Copy the data that follows, character for character, minus the pictures.

- _RECORD EXCERPTS_
--- BEGIN ---

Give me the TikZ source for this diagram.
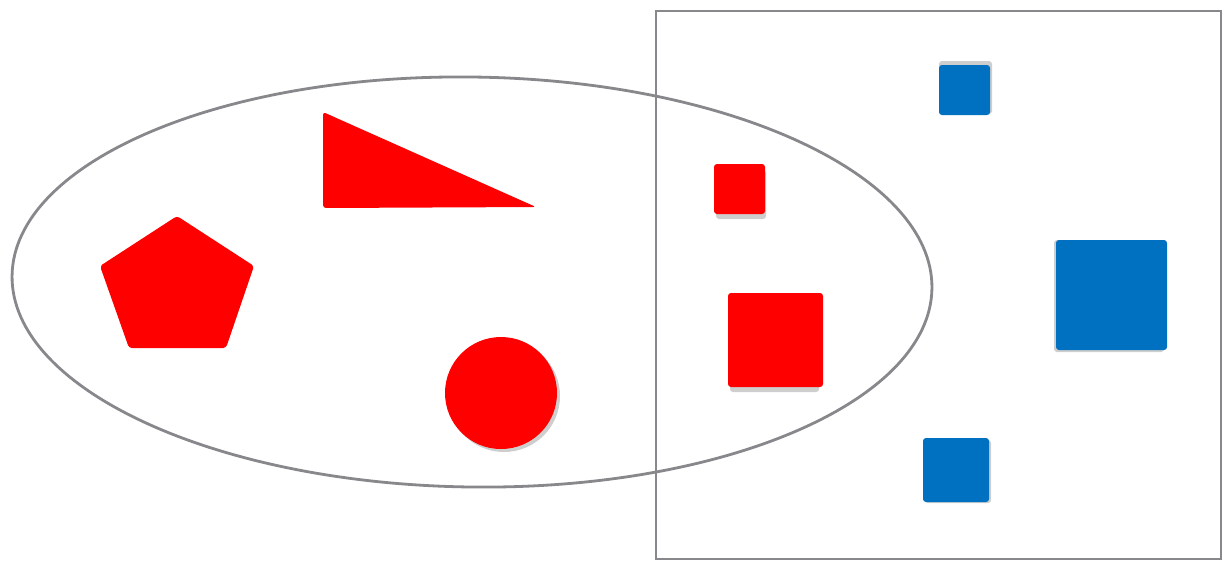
\documentclass[tikz,border=0pt]{standalone}
\usetikzlibrary{calc}
\definecolor{setred}{RGB}{255,0,0}
\definecolor{setblue}{RGB}{0,112,192}
\definecolor{rim}{RGB}{135,135,140}
\tikzset{
	rim/.style={draw=rim,line width=1.4pt},
	redpiece/.style={fill=setred,rounded corners=1.5pt},
	bluepiece/.style={fill=setblue,rounded corners=1.5pt},
	shade/.style={fill=black!35,opacity=0.55,rounded corners=1.5pt}
}
\begin{document}
\begin{tikzpicture}[x=0.5pt,y=-0.5pt]
		\useasboundingbox (0,0) rectangle (1230,570);
		\draw[rim] (656,11) rectangle (1221,559);
		\draw[rim,rotate around={-0.8:(472,282)}] (472,282) ellipse (460 and 205);
		\fill[redpiece] (323,112) -- (536,207) -- (323,208) -- cycle;
		\fill[redpiece] (177,216) -- (254,266) -- (226,348) -- (129,348) -- (100,266) -- cycle;
		\fill[shade] (504,396) circle (56);
		\fill[setred] (501,393) circle (56);
		\fill[shade] (716,170) rectangle (766,219);
		\fill[redpiece] (714,164) rectangle (765,214);
		\fill[shade] (730,298) rectangle (819,392);
		\fill[redpiece] (728,293) rectangle (823,387);
		\fill[shade] (939,61) rectangle (992,114);
		\fill[bluepiece] (939,65) rectangle (990,115);
		\fill[shade] (1054,240) rectangle (1164,352);
		\fill[bluepiece] (1056,240) rectangle (1167,350);
		\fill[shade] (925,440) rectangle (991,503);
		\fill[bluepiece] (923,438) rectangle (989,502);
	\end{tikzpicture}
\end{document}
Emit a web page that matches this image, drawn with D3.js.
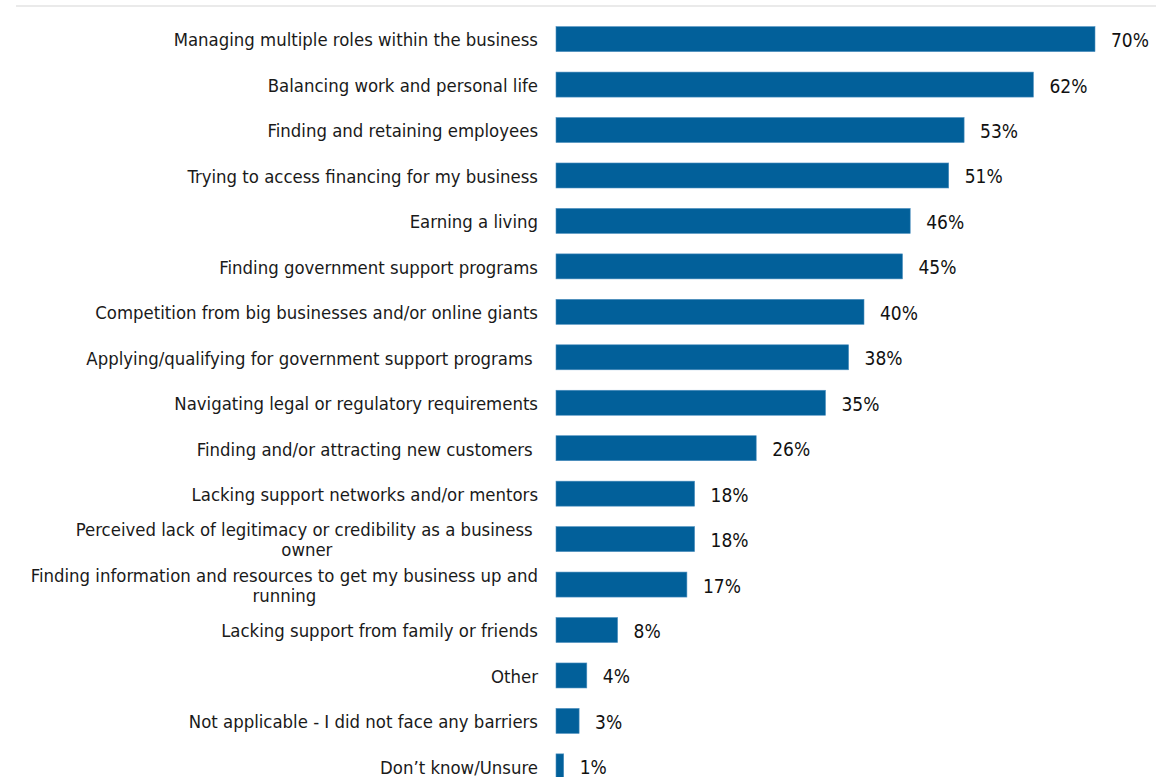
<!DOCTYPE html>
<html><head><meta charset="utf-8">
<script src="https://cdn.jsdelivr.net/npm/d3@7"></script>
<style>
  html, body { margin: 0; padding: 0; background: #ffffff; overflow: hidden; }
  svg { display: block; }
</style>
</head><body>
<svg id="chart" width="1156" height="777"></svg>
<script>
// Barriers faced by business owners (% of respondents)
const categories = [
  "Managing multiple roles within the business",
  "Balancing work and personal life",
  "Finding and retaining employees",
  "Trying to access financing for my business",
  "Earning a living",
  "Finding government support programs",
  "Competition from big businesses and/or online giants",
  "Applying/qualifying for government support programs ",
  "Navigating legal or regulatory requirements",
  "Finding and/or attracting new customers ",
  "Lacking support networks and/or mentors",
  "Perceived lack of legitimacy or credibility as a business \nowner",
  "Finding information and resources to get my business up and\nrunning",
  "Lacking support from family or friends",
  "Other",
  "Not applicable - I did not face any barriers",
  "Don\u2019t know/Unsure"
];
const values = [70, 62, 53, 51, 46, 45, 40, 38, 35, 26, 18, 18, 17, 8, 4, 3, 1];
const valueLabels = values.map(v => v + "%");

const width = 1156, height = 777;
const svg = d3.select("#chart");

const barColor = "#02609a";
const labelFont = "'DejaVu Sans Condensed', 'DejaVu Sans', sans-serif";

// Thin rule across the top
svg.append("line")
  .attr("x1", 16).attr("x2", width)
  .attr("y1", 6).attr("y2", 6)
  .attr("stroke", "#e3e3e3").attr("stroke-width", 1.5);

const x = d3.scaleLinear().domain([0, 70]).range([556, 1095]);
const y = d3.scaleBand()
  .domain(categories)
  .range([16.4, 789.1])
  .paddingInner(0.45)
  .paddingOuter(0.225);

// Bars
svg.append("g").selectAll("rect")
  .data(categories)
  .join("rect")
  .attr("x", x(0))
  .attr("y", d => y(d))
  .attr("width", (d, i) => x(values[i]) - x(0))
  .attr("height", y.bandwidth())
  .attr("fill", barColor)
  .attr("stroke", "#4d8fbf")
  .attr("stroke-width", 0.6);

// Category labels (right aligned; wrapped lines centred within their block)
const labelRight = 538;
const lineH = 20;
const labelG = svg.append("g")
  .style("font-family", labelFont)
  .style("font-size", "18.4px")
  .attr("fill", "#1a1a1a");

categories.forEach(cat => {
  const lines = cat.split("\n");
  const cy = y(cat) + y.bandwidth() / 2;
  const t = labelG.append("text").style("white-space", "pre");
  lines.forEach((ln, j) => {
    t.append("tspan").text(ln)
      .attr("y", cy + (j - (lines.length - 1) / 2) * lineH)
      .attr("dy", "0.4em");
  });
  if (lines.length === 1) {
    t.attr("text-anchor", "end");
    t.selectAll("tspan").attr("x", labelRight);
  } else {
    const spans = t.selectAll("tspan").nodes();
    const maxW = d3.max(spans, s => s.getComputedTextLength());
    const mid = labelRight - maxW / 2;
    t.attr("text-anchor", "middle");
    t.selectAll("tspan").attr("x", mid);
  }
});

// Value labels
svg.append("g").selectAll("text")
  .data(categories)
  .join("text")
  .attr("x", (d, i) => x(values[i]) + 16)
  .attr("y", d => y(d) + y.bandwidth() / 2)
  .attr("dy", "0.42em")
  .style("font-family", labelFont)
  .style("font-size", "19px")
  .attr("fill", "#111111")
  .text((d, i) => valueLabels[i]);
</script>
</body></html>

--- END ---

- _FULL OUTPUT_
Give me the TikZ source for this diagram.
\documentclass[tikz,border=0pt]{standalone}
\usetikzlibrary{calc}
\definecolor{setred}{RGB}{255,0,0}
\definecolor{setblue}{RGB}{0,112,192}
\definecolor{rim}{RGB}{135,135,140}
\tikzset{
	rim/.style={draw=rim,line width=1.4pt},
	redpiece/.style={fill=setred,rounded corners=1.5pt},
	bluepiece/.style={fill=setblue,rounded corners=1.5pt},
	shade/.style={fill=black!35,opacity=0.55,rounded corners=1.5pt}
}
\begin{document}
\begin{tikzpicture}[x=0.5pt,y=-0.5pt]
		\useasboundingbox (0,0) rectangle (1230,570);
		\draw[rim] (656,11) rectangle (1221,559);
		\draw[rim,rotate around={-0.8:(472,282)}] (472,282) ellipse (460 and 205);
		\fill[redpiece] (323,112) -- (536,207) -- (323,208) -- cycle;
		\fill[redpiece] (177,216) -- (254,266) -- (226,348) -- (129,348) -- (100,266) -- cycle;
		\fill[shade] (504,396) circle (56);
		\fill[setred] (501,393) circle (56);
		\fill[shade] (716,170) rectangle (766,219);
		\fill[redpiece] (714,164) rectangle (765,214);
		\fill[shade] (730,298) rectangle (819,392);
		\fill[redpiece] (728,293) rectangle (823,387);
		\fill[shade] (939,61) rectangle (992,114);
		\fill[bluepiece] (939,65) rectangle (990,115);
		\fill[shade] (1054,240) rectangle (1164,352);
		\fill[bluepiece] (1056,240) rectangle (1167,350);
		\fill[shade] (925,440) rectangle (991,503);
		\fill[bluepiece] (923,438) rectangle (989,502);
	\end{tikzpicture}
\end{document}
Emit a web page that matches this image, drawn with D3.js.
<!DOCTYPE html>
<html><head><meta charset="utf-8">
<script src="https://cdn.jsdelivr.net/npm/d3@7"></script>
<style>
  html, body { margin: 0; padding: 0; background: #ffffff; overflow: hidden; }
  svg { display: block; }
</style>
</head><body>
<svg id="chart" width="1156" height="777"></svg>
<script>
// Barriers faced by business owners (% of respondents)
const categories = [
  "Managing multiple roles within the business",
  "Balancing work and personal life",
  "Finding and retaining employees",
  "Trying to access financing for my business",
  "Earning a living",
  "Finding government support programs",
  "Competition from big businesses and/or online giants",
  "Applying/qualifying for government support programs ",
  "Navigating legal or regulatory requirements",
  "Finding and/or attracting new customers ",
  "Lacking support networks and/or mentors",
  "Perceived lack of legitimacy or credibility as a business \nowner",
  "Finding information and resources to get my business up and\nrunning",
  "Lacking support from family or friends",
  "Other",
  "Not applicable - I did not face any barriers",
  "Don\u2019t know/Unsure"
];
const values = [70, 62, 53, 51, 46, 45, 40, 38, 35, 26, 18, 18, 17, 8, 4, 3, 1];
const valueLabels = values.map(v => v + "%");

const width = 1156, height = 777;
const svg = d3.select("#chart");

const barColor = "#02609a";
const labelFont = "'DejaVu Sans Condensed', 'DejaVu Sans', sans-serif";

// Thin rule across the top
svg.append("line")
  .attr("x1", 16).attr("x2", width)
  .attr("y1", 6).attr("y2", 6)
  .attr("stroke", "#e3e3e3").attr("stroke-width", 1.5);

const x = d3.scaleLinear().domain([0, 70]).range([556, 1095]);
const y = d3.scaleBand()
  .domain(categories)
  .range([16.4, 789.1])
  .paddingInner(0.45)
  .paddingOuter(0.225);

// Bars
svg.append("g").selectAll("rect")
  .data(categories)
  .join("rect")
  .attr("x", x(0))
  .attr("y", d => y(d))
  .attr("width", (d, i) => x(values[i]) - x(0))
  .attr("height", y.bandwidth())
  .attr("fill", barColor)
  .attr("stroke", "#4d8fbf")
  .attr("stroke-width", 0.6);

// Category labels (right aligned; wrapped lines centred within their block)
const labelRight = 538;
const lineH = 20;
const labelG = svg.append("g")
  .style("font-family", labelFont)
  .style("font-size", "18.4px")
  .attr("fill", "#1a1a1a");

categories.forEach(cat => {
  const lines = cat.split("\n");
  const cy = y(cat) + y.bandwidth() / 2;
  const t = labelG.append("text").style("white-space", "pre");
  lines.forEach((ln, j) => {
    t.append("tspan").text(ln)
      .attr("y", cy + (j - (lines.length - 1) / 2) * lineH)
      .attr("dy", "0.4em");
  });
  if (lines.length === 1) {
    t.attr("text-anchor", "end");
    t.selectAll("tspan").attr("x", labelRight);
  } else {
    const spans = t.selectAll("tspan").nodes();
    const maxW = d3.max(spans, s => s.getComputedTextLength());
    const mid = labelRight - maxW / 2;
    t.attr("text-anchor", "middle");
    t.selectAll("tspan").attr("x", mid);
  }
});

// Value labels
svg.append("g").selectAll("text")
  .data(categories)
  .join("text")
  .attr("x", (d, i) => x(values[i]) + 16)
  .attr("y", d => y(d) + y.bandwidth() / 2)
  .attr("dy", "0.42em")
  .style("font-family", labelFont)
  .style("font-size", "19px")
  .attr("fill", "#111111")
  .text((d, i) => valueLabels[i]);
</script>
</body></html>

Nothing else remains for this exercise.